_Task directions_: Omit all pictures and give the records below again exactly as written.

_Entries shown_:
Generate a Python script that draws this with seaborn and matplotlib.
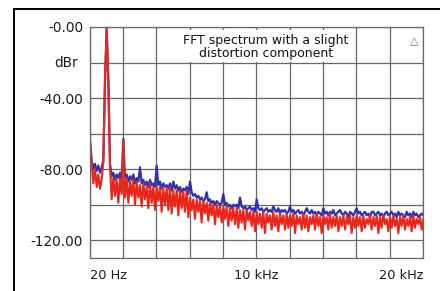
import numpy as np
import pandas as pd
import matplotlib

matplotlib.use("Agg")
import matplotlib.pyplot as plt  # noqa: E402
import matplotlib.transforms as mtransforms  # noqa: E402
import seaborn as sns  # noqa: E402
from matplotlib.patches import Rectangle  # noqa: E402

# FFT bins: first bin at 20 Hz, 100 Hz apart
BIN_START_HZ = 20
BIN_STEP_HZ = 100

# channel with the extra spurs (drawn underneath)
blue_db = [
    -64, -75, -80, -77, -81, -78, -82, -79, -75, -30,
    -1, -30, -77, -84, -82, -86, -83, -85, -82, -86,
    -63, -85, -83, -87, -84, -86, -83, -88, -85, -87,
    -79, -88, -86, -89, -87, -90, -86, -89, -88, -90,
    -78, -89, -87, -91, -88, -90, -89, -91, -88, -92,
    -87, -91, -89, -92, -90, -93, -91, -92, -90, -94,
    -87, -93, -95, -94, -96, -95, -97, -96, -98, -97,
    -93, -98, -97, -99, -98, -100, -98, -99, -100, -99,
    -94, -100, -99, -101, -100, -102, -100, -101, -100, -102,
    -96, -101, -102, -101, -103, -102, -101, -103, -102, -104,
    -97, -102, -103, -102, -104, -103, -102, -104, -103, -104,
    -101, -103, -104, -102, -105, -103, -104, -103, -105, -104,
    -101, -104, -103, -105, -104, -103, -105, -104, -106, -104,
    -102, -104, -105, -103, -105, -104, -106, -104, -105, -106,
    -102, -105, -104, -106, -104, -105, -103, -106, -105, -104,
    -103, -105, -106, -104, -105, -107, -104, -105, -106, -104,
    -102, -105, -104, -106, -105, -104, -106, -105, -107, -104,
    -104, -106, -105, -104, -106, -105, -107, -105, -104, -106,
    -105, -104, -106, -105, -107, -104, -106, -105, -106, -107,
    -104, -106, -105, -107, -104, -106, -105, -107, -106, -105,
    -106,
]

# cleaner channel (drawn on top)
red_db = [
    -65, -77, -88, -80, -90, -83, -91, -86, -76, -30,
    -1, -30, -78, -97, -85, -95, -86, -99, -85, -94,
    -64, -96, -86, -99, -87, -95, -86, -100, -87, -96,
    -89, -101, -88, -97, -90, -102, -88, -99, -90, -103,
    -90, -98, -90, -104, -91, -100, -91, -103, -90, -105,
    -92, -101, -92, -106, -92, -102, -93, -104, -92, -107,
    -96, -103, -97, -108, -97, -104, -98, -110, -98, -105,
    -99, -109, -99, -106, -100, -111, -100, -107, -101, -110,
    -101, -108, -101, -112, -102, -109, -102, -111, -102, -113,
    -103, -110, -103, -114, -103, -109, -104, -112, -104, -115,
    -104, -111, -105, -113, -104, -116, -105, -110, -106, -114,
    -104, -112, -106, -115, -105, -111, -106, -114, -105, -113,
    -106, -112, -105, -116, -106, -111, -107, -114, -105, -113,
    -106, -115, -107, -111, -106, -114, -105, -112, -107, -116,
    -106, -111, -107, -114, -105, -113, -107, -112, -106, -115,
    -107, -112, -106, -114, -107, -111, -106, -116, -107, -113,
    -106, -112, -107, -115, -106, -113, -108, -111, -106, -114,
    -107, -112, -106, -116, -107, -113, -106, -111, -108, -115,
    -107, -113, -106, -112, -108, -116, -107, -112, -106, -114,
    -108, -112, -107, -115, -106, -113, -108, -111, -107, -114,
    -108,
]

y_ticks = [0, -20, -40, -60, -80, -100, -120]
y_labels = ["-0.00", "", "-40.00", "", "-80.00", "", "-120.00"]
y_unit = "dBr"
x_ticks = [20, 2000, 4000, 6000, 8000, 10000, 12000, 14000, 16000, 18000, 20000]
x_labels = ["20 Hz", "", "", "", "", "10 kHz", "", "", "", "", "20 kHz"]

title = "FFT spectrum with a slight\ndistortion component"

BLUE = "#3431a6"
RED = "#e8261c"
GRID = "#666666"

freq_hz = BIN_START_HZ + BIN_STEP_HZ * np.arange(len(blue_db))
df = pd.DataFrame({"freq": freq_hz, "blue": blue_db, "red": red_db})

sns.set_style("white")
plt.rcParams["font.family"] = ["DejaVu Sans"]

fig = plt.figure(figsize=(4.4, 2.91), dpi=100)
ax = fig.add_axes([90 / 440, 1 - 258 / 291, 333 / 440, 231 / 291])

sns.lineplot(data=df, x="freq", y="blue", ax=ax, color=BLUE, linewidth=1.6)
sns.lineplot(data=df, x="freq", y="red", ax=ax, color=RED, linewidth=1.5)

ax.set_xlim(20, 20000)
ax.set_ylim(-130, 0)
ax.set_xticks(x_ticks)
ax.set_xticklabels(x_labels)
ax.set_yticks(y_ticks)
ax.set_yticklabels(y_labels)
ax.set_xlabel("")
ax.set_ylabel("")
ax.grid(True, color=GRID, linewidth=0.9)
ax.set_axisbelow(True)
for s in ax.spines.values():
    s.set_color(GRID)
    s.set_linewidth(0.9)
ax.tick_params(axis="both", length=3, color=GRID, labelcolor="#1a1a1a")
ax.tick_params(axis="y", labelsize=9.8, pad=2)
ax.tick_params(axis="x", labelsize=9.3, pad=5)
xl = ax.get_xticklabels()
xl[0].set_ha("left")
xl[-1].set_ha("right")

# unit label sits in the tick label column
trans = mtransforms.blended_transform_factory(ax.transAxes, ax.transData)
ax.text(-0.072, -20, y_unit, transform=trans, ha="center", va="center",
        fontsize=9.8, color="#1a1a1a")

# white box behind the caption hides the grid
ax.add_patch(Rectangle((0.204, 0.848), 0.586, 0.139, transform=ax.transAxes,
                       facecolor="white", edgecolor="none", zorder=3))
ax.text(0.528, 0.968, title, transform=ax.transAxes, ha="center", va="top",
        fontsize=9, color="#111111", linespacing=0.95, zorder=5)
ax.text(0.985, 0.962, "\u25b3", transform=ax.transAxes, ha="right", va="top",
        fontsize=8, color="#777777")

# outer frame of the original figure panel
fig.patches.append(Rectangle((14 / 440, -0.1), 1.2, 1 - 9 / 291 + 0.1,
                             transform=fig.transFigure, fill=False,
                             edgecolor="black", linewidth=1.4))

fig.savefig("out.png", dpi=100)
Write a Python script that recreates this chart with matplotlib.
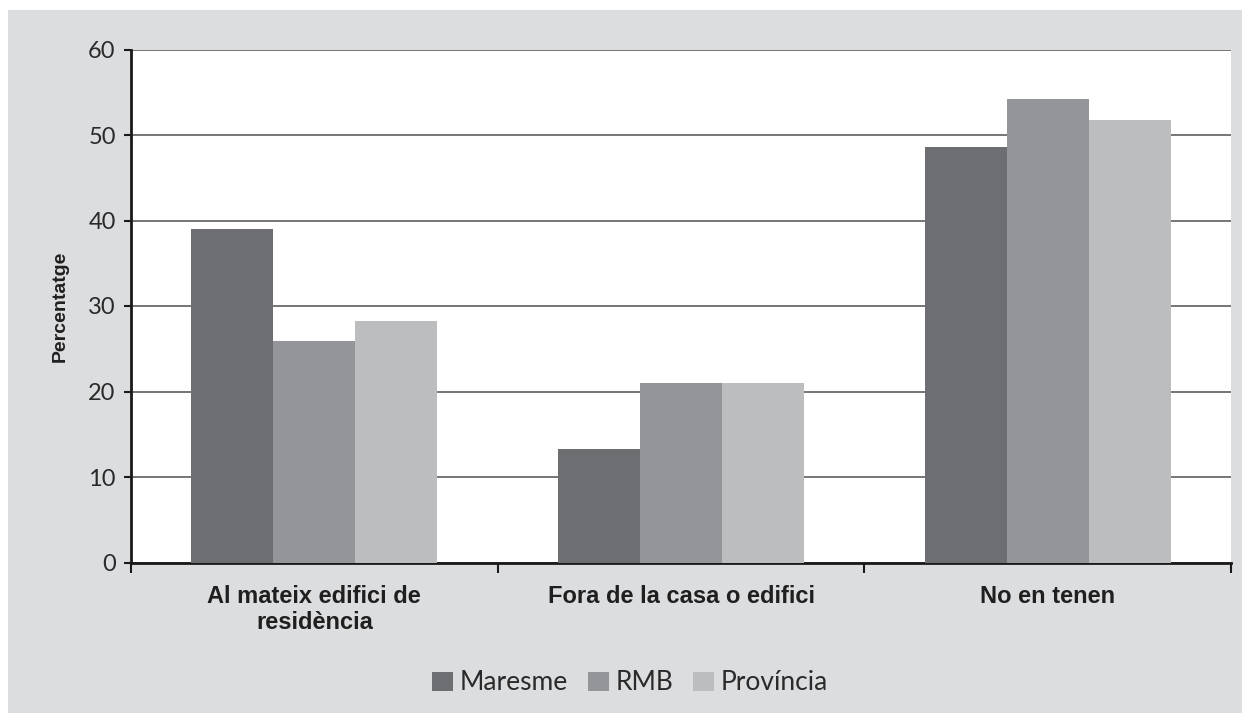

_Response below_:
Generate a Python script that draws this with seaborn and matplotlib.
import numpy as np
import pandas as pd
import matplotlib

matplotlib.use("Agg")
import matplotlib.pyplot as plt  # noqa: E402
import matplotlib.transforms as mtransforms  # noqa: E402
import seaborn as sns  # noqa: E402
from matplotlib.patches import Rectangle  # noqa: E402

# FFT bins: first bin at 20 Hz, 100 Hz apart
BIN_START_HZ = 20
BIN_STEP_HZ = 100

# channel with the extra spurs (drawn underneath)
blue_db = [
    -64, -75, -80, -77, -81, -78, -82, -79, -75, -30,
    -1, -30, -77, -84, -82, -86, -83, -85, -82, -86,
    -63, -85, -83, -87, -84, -86, -83, -88, -85, -87,
    -79, -88, -86, -89, -87, -90, -86, -89, -88, -90,
    -78, -89, -87, -91, -88, -90, -89, -91, -88, -92,
    -87, -91, -89, -92, -90, -93, -91, -92, -90, -94,
    -87, -93, -95, -94, -96, -95, -97, -96, -98, -97,
    -93, -98, -97, -99, -98, -100, -98, -99, -100, -99,
    -94, -100, -99, -101, -100, -102, -100, -101, -100, -102,
    -96, -101, -102, -101, -103, -102, -101, -103, -102, -104,
    -97, -102, -103, -102, -104, -103, -102, -104, -103, -104,
    -101, -103, -104, -102, -105, -103, -104, -103, -105, -104,
    -101, -104, -103, -105, -104, -103, -105, -104, -106, -104,
    -102, -104, -105, -103, -105, -104, -106, -104, -105, -106,
    -102, -105, -104, -106, -104, -105, -103, -106, -105, -104,
    -103, -105, -106, -104, -105, -107, -104, -105, -106, -104,
    -102, -105, -104, -106, -105, -104, -106, -105, -107, -104,
    -104, -106, -105, -104, -106, -105, -107, -105, -104, -106,
    -105, -104, -106, -105, -107, -104, -106, -105, -106, -107,
    -104, -106, -105, -107, -104, -106, -105, -107, -106, -105,
    -106,
]

# cleaner channel (drawn on top)
red_db = [
    -65, -77, -88, -80, -90, -83, -91, -86, -76, -30,
    -1, -30, -78, -97, -85, -95, -86, -99, -85, -94,
    -64, -96, -86, -99, -87, -95, -86, -100, -87, -96,
    -89, -101, -88, -97, -90, -102, -88, -99, -90, -103,
    -90, -98, -90, -104, -91, -100, -91, -103, -90, -105,
    -92, -101, -92, -106, -92, -102, -93, -104, -92, -107,
    -96, -103, -97, -108, -97, -104, -98, -110, -98, -105,
    -99, -109, -99, -106, -100, -111, -100, -107, -101, -110,
    -101, -108, -101, -112, -102, -109, -102, -111, -102, -113,
    -103, -110, -103, -114, -103, -109, -104, -112, -104, -115,
    -104, -111, -105, -113, -104, -116, -105, -110, -106, -114,
    -104, -112, -106, -115, -105, -111, -106, -114, -105, -113,
    -106, -112, -105, -116, -106, -111, -107, -114, -105, -113,
    -106, -115, -107, -111, -106, -114, -105, -112, -107, -116,
    -106, -111, -107, -114, -105, -113, -107, -112, -106, -115,
    -107, -112, -106, -114, -107, -111, -106, -116, -107, -113,
    -106, -112, -107, -115, -106, -113, -108, -111, -106, -114,
    -107, -112, -106, -116, -107, -113, -106, -111, -108, -115,
    -107, -113, -106, -112, -108, -116, -107, -112, -106, -114,
    -108, -112, -107, -115, -106, -113, -108, -111, -107, -114,
    -108,
]

y_ticks = [0, -20, -40, -60, -80, -100, -120]
y_labels = ["-0.00", "", "-40.00", "", "-80.00", "", "-120.00"]
y_unit = "dBr"
x_ticks = [20, 2000, 4000, 6000, 8000, 10000, 12000, 14000, 16000, 18000, 20000]
x_labels = ["20 Hz", "", "", "", "", "10 kHz", "", "", "", "", "20 kHz"]

title = "FFT spectrum with a slight\ndistortion component"

BLUE = "#3431a6"
RED = "#e8261c"
GRID = "#666666"

freq_hz = BIN_START_HZ + BIN_STEP_HZ * np.arange(len(blue_db))
df = pd.DataFrame({"freq": freq_hz, "blue": blue_db, "red": red_db})

sns.set_style("white")
plt.rcParams["font.family"] = ["DejaVu Sans"]

fig = plt.figure(figsize=(4.4, 2.91), dpi=100)
ax = fig.add_axes([90 / 440, 1 - 258 / 291, 333 / 440, 231 / 291])

sns.lineplot(data=df, x="freq", y="blue", ax=ax, color=BLUE, linewidth=1.6)
sns.lineplot(data=df, x="freq", y="red", ax=ax, color=RED, linewidth=1.5)

ax.set_xlim(20, 20000)
ax.set_ylim(-130, 0)
ax.set_xticks(x_ticks)
ax.set_xticklabels(x_labels)
ax.set_yticks(y_ticks)
ax.set_yticklabels(y_labels)
ax.set_xlabel("")
ax.set_ylabel("")
ax.grid(True, color=GRID, linewidth=0.9)
ax.set_axisbelow(True)
for s in ax.spines.values():
    s.set_color(GRID)
    s.set_linewidth(0.9)
ax.tick_params(axis="both", length=3, color=GRID, labelcolor="#1a1a1a")
ax.tick_params(axis="y", labelsize=9.8, pad=2)
ax.tick_params(axis="x", labelsize=9.3, pad=5)
xl = ax.get_xticklabels()
xl[0].set_ha("left")
xl[-1].set_ha("right")

# unit label sits in the tick label column
trans = mtransforms.blended_transform_factory(ax.transAxes, ax.transData)
ax.text(-0.072, -20, y_unit, transform=trans, ha="center", va="center",
        fontsize=9.8, color="#1a1a1a")

# white box behind the caption hides the grid
ax.add_patch(Rectangle((0.204, 0.848), 0.586, 0.139, transform=ax.transAxes,
                       facecolor="white", edgecolor="none", zorder=3))
ax.text(0.528, 0.968, title, transform=ax.transAxes, ha="center", va="top",
        fontsize=9, color="#111111", linespacing=0.95, zorder=5)
ax.text(0.985, 0.962, "\u25b3", transform=ax.transAxes, ha="right", va="top",
        fontsize=8, color="#777777")

# outer frame of the original figure panel
fig.patches.append(Rectangle((14 / 440, -0.1), 1.2, 1 - 9 / 291 + 0.1,
                             transform=fig.transFigure, fill=False,
                             edgecolor="black", linewidth=1.4))

fig.savefig("out.png", dpi=100)
Write a Python script that recreates this chart with matplotlib.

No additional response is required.